***** Excerpted records *****

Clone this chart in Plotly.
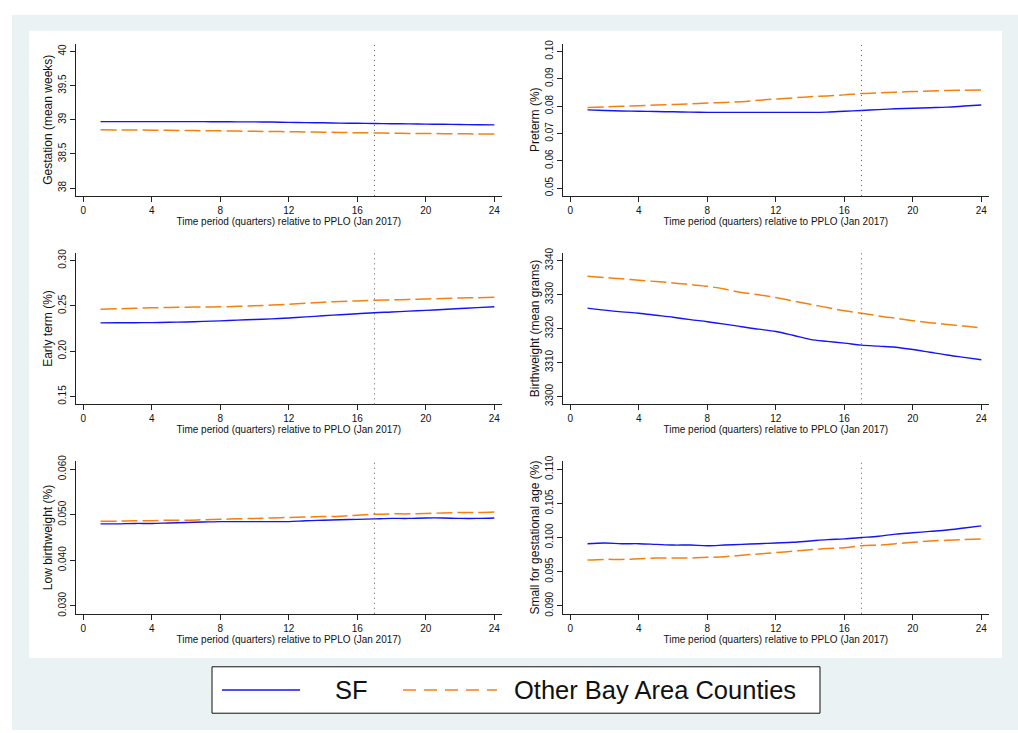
import plotly.graph_objects as go
from plotly.subplots import make_subplots

W, H = 1018, 733

quarters = list(range(1, 25))

gest_sf = [38.973, 38.973, 38.973, 38.973, 38.973, 38.973, 38.972, 38.970, 38.969, 38.968, 38.966, 38.962,
           38.958, 38.955, 38.951, 38.948, 38.945, 38.942, 38.939, 38.936, 38.933, 38.930, 38.927, 38.925]
gest_oth = [38.853, 38.851, 38.849, 38.847, 38.845, 38.843, 38.840, 38.837, 38.834, 38.831, 38.828, 38.825,
            38.822, 38.818, 38.814, 38.810, 38.806, 38.803, 38.800, 38.798, 38.796, 38.794, 38.792, 38.790]

pre_sf = [0.0786, 0.0784, 0.0782, 0.0781, 0.0780, 0.0779, 0.0778, 0.0777, 0.0777, 0.0777, 0.0777, 0.0777,
          0.0777, 0.0777, 0.0778, 0.0781, 0.0784, 0.0787, 0.0790, 0.0792, 0.0794, 0.0796, 0.0800, 0.0804]
pre_oth = [0.0795, 0.0797, 0.0799, 0.0801, 0.0804, 0.0806, 0.0808, 0.0811, 0.0813, 0.0816, 0.0821, 0.0826,
           0.0830, 0.0834, 0.0837, 0.0841, 0.0846, 0.0848, 0.0851, 0.0853, 0.0855, 0.0857, 0.0858, 0.0859]

early_sf = [0.2312, 0.2313, 0.2314, 0.2315, 0.2318, 0.2322, 0.2328, 0.2334, 0.2342, 0.2349, 0.2356, 0.2366,
            0.2378, 0.2390, 0.2402, 0.2412, 0.2424, 0.2432, 0.2441, 0.2450, 0.2460, 0.2470, 0.2480, 0.2489]
early_oth = [0.2461, 0.2467, 0.2473, 0.2478, 0.2482, 0.2485, 0.2487, 0.2489, 0.2494, 0.2500, 0.2509, 0.2518,
             0.2528, 0.2540, 0.2548, 0.2554, 0.2562, 0.2566, 0.2571, 0.2576, 0.2581, 0.2586, 0.2590, 0.2595]

bw_sf = [3326.0, 3325.4, 3324.9, 3324.5, 3323.9, 3323.3, 3322.6, 3322.0, 3321.3, 3320.5, 3319.8, 3319.1,
         3318.0, 3316.8, 3316.2, 3315.7, 3315.1, 3314.8, 3314.5, 3313.8, 3313.0, 3312.2, 3311.5, 3310.8]
bw_oth = [3335.4, 3335.0, 3334.6, 3334.2, 3333.8, 3333.4, 3332.9, 3332.4, 3331.6, 3330.6, 3329.9, 3329.1,
          3328.1, 3327.1, 3326.2, 3325.2, 3324.5, 3323.7, 3323.0, 3322.3, 3321.7, 3321.2, 3320.7, 3320.2]

lbw_sf = [0.0480, 0.0480, 0.0481, 0.0481, 0.0482, 0.0483, 0.0484, 0.0485, 0.0485, 0.0485, 0.0485, 0.0485,
          0.0487, 0.0488, 0.0489, 0.0490, 0.0491, 0.0492, 0.0492, 0.0493, 0.0493, 0.0492, 0.0492, 0.0493]
lbw_oth = [0.0486, 0.0486, 0.0487, 0.0487, 0.0488, 0.0488, 0.0489, 0.0490, 0.0491, 0.0492, 0.0493, 0.0494,
           0.0495, 0.0496, 0.0497, 0.0499, 0.0501, 0.0502, 0.0502, 0.0503, 0.0504, 0.0505, 0.0505, 0.0506]

sga_sf = [0.0991, 0.0992, 0.0991, 0.0991, 0.0990, 0.0989, 0.0989, 0.0988, 0.0989, 0.0990, 0.0991, 0.0992,
          0.0993, 0.0995, 0.0997, 0.0998, 0.1000, 0.1002, 0.1005, 0.1007, 0.1009, 0.1011, 0.1014, 0.1017]
sga_oth = [0.0967, 0.0968, 0.0968, 0.0969, 0.0970, 0.0970, 0.0970, 0.0971, 0.0972, 0.0974, 0.0976, 0.0978,
           0.0980, 0.0982, 0.0984, 0.0985, 0.0988, 0.0989, 0.0991, 0.0993, 0.0995, 0.0996, 0.0997, 0.0998]

y_titles = ["Gestation (mean weeks)", "Preterm (%)", "Early term (%)",
            "Birthweight (mean grams)", "Low birthweight (%)", "Small for gestational age (%)"]

y_tickvals = [
    [38, 38.5, 39, 39.5, 40],
    [0.05, 0.06, 0.07, 0.08, 0.09, 0.10],
    [0.15, 0.20, 0.25, 0.30],
    [3300, 3310, 3320, 3330, 3340],
    [0.030, 0.040, 0.050, 0.060],
    [0.090, 0.095, 0.100, 0.105, 0.110],
]
y_ticktext = [
    ["38", "38.5", "39", "39.5", "40"],
    ["0.05", "0.06", "0.07", "0.08", "0.09", "0.10"],
    ["0.15", "0.20", "0.25", "0.30"],
    ["3300", "3310", "3320", "3330", "3340"],
    ["0.030", "0.040", "0.050", "0.060"],
    ["0.090", "0.095", "0.100", "0.105", "0.110"],
]
x_tickvals = [0, 4, 8, 12, 16, 20, 24]
x_title = "Time period (quarters) relative to PPLO (Jan 2017)"
policy_quarter = 17
series_names = ["SF", "Other Bay Area Counties"]

sf_series = [gest_sf, pre_sf, early_sf, bw_sf, lbw_sf, sga_sf]
oth_series = [gest_oth, pre_oth, early_oth, bw_oth, lbw_oth, sga_oth]

BLUE = "#1414f5"
ORANGE = "#f5800f"
FONT = "Liberation Sans, Arial, Helvetica, sans-serif"

fig = make_subplots(rows=3, cols=2)

# layout geometry in pixels
col_px = [(75.7, 502.0), (562.7, 989.0)]
row_px = [(38.0, 192.3), (249.7, 403.3), (461.0, 615.3)]

for i in range(6):
    r, c = i // 2 + 1, i % 2 + 1
    fig.add_trace(go.Scatter(x=quarters, y=sf_series[i], mode="lines", name=series_names[0],
                             line=dict(color=BLUE, width=1.4, shape="spline"), showlegend=False),
                  row=r, col=c)
    fig.add_trace(go.Scatter(x=quarters, y=oth_series[i], mode="lines", name=series_names[1],
                             line=dict(color=ORANGE, width=1.5, dash="16px,5px", shape="spline"),
                             showlegend=False),
                  row=r, col=c)
    tv = y_tickvals[i]
    span = tv[-1] - tv[0]
    pad = span * 8.0 / 138.3
    x0, x1 = col_px[c - 1]
    top, bot = row_px[r - 1]
    axn = "" if i == 0 else str(i + 1)
    fig.layout["xaxis" + axn].update(
        domain=[x0 / W, x1 / W], range=[-0.45, 24.45], tickvals=x_tickvals,
        showline=True, linecolor="#222", linewidth=1, ticks="outside", ticklen=5,
        tickcolor="#222", showgrid=False, zeroline=False,
        tickfont=dict(size=10, color="#111", family=FONT),
        title=dict(text=x_title, font=dict(size=10, color="#111", family=FONT), standoff=2),
    )
    fig.layout["yaxis" + axn].update(
        domain=[1 - bot / H, 1 - top / H], range=[tv[0] - pad, tv[-1] + pad],
        tickvals=tv, ticktext=y_ticktext[i], tickangle=-90,
        showline=True, linecolor="#222", linewidth=1, ticks="outside", ticklen=5,
        tickcolor="#222", showgrid=False, zeroline=False,
        tickfont=dict(size=10, color="#111", family=FONT),
        title=dict(text=y_titles[i], font=dict(size=12, color="#111", family=FONT), standoff=1),
    )
    fig.add_shape(type="line", xref="x" + axn, yref="y" + axn + " domain",
                  x0=policy_quarter, x1=policy_quarter, y0=0, y1=1,
                  line=dict(color="#555", width=1, dash="1px,4px"))

# background panels
fig.add_shape(type="rect", xref="paper", yref="paper", layer="below",
              x0=12 / W, x1=1.0, y0=0, y1=1 - 9 / H,
              fillcolor="#eaf2f3", line=dict(width=0))
fig.add_shape(type="rect", xref="paper", yref="paper", layer="below",
              x0=29 / W, x1=1002 / W, y0=1 - 660 / H, y1=1 - 25 / H,
              fillcolor="white", line=dict(width=0))

# legend box (drawn manually to reproduce long key samples)
lg_top, lg_bot = 669, 716
lg_mid = (lg_top + lg_bot) / 2
fig.add_shape(type="rect", xref="paper", yref="paper",
              x0=212 / W, x1=820 / W, y0=1 - lg_bot / H, y1=1 - lg_top / H,
              fillcolor="white", line=dict(color="#111", width=1))
fig.add_shape(type="line", xref="paper", yref="paper",
              x0=222 / W, x1=300 / W, y0=1 - lg_mid / H, y1=1 - lg_mid / H,
              line=dict(color=BLUE, width=1.6))
fig.add_shape(type="line", xref="paper", yref="paper",
              x0=403 / W, x1=497 / W, y0=1 - lg_mid / H, y1=1 - lg_mid / H,
              line=dict(color=ORANGE, width=1.6, dash="13px,8px"))
fig.add_annotation(xref="paper", yref="paper", x=333 / W, y=1 - lg_mid / H, xanchor="left",
                   yanchor="middle", showarrow=False, text=series_names[0],
                   font=dict(size=25.5, color="#111", family=FONT))
fig.add_annotation(xref="paper", yref="paper", x=512 / W, y=1 - lg_mid / H, xanchor="left",
                   yanchor="middle", showarrow=False, text=series_names[1],
                   font=dict(size=25.5, color="#111", family=FONT))

fig.update_layout(
    width=W, height=H, margin=dict(l=0, r=0, t=0, b=0),
    paper_bgcolor="white", plot_bgcolor="white", showlegend=False,
    font=dict(family=FONT, color="#111"),
)

fig.write_html("out.html", config={"displayModeBar": False},
               post_script="document.body.style.margin='0';document.body.style.overflow='hidden';")
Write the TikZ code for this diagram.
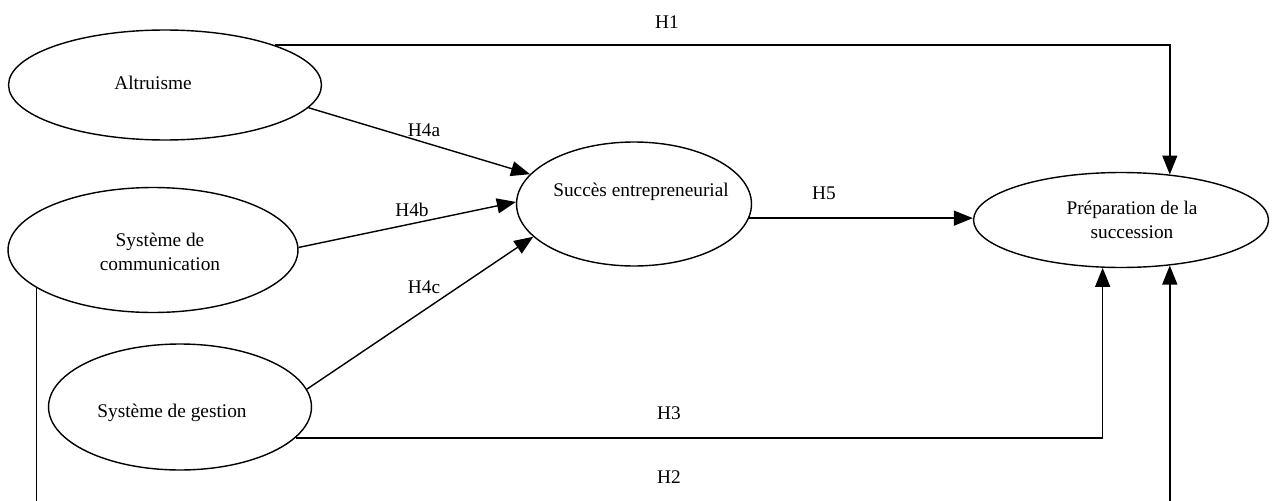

*****

Leave the pictures out and repeat exactly the lines from the beginning of the records to the line bearing "0.2586, 0.2590, 0.2595]", both ends counted.

Clone this chart in Plotly.
import plotly.graph_objects as go
from plotly.subplots import make_subplots

W, H = 1018, 733

quarters = list(range(1, 25))

gest_sf = [38.973, 38.973, 38.973, 38.973, 38.973, 38.973, 38.972, 38.970, 38.969, 38.968, 38.966, 38.962,
           38.958, 38.955, 38.951, 38.948, 38.945, 38.942, 38.939, 38.936, 38.933, 38.930, 38.927, 38.925]
gest_oth = [38.853, 38.851, 38.849, 38.847, 38.845, 38.843, 38.840, 38.837, 38.834, 38.831, 38.828, 38.825,
            38.822, 38.818, 38.814, 38.810, 38.806, 38.803, 38.800, 38.798, 38.796, 38.794, 38.792, 38.790]

pre_sf = [0.0786, 0.0784, 0.0782, 0.0781, 0.0780, 0.0779, 0.0778, 0.0777, 0.0777, 0.0777, 0.0777, 0.0777,
          0.0777, 0.0777, 0.0778, 0.0781, 0.0784, 0.0787, 0.0790, 0.0792, 0.0794, 0.0796, 0.0800, 0.0804]
pre_oth = [0.0795, 0.0797, 0.0799, 0.0801, 0.0804, 0.0806, 0.0808, 0.0811, 0.0813, 0.0816, 0.0821, 0.0826,
           0.0830, 0.0834, 0.0837, 0.0841, 0.0846, 0.0848, 0.0851, 0.0853, 0.0855, 0.0857, 0.0858, 0.0859]

early_sf = [0.2312, 0.2313, 0.2314, 0.2315, 0.2318, 0.2322, 0.2328, 0.2334, 0.2342, 0.2349, 0.2356, 0.2366,
            0.2378, 0.2390, 0.2402, 0.2412, 0.2424, 0.2432, 0.2441, 0.2450, 0.2460, 0.2470, 0.2480, 0.2489]
early_oth = [0.2461, 0.2467, 0.2473, 0.2478, 0.2482, 0.2485, 0.2487, 0.2489, 0.2494, 0.2500, 0.2509, 0.2518,
             0.2528, 0.2540, 0.2548, 0.2554, 0.2562, 0.2566, 0.2571, 0.2576, 0.2581, 0.2586, 0.2590, 0.2595]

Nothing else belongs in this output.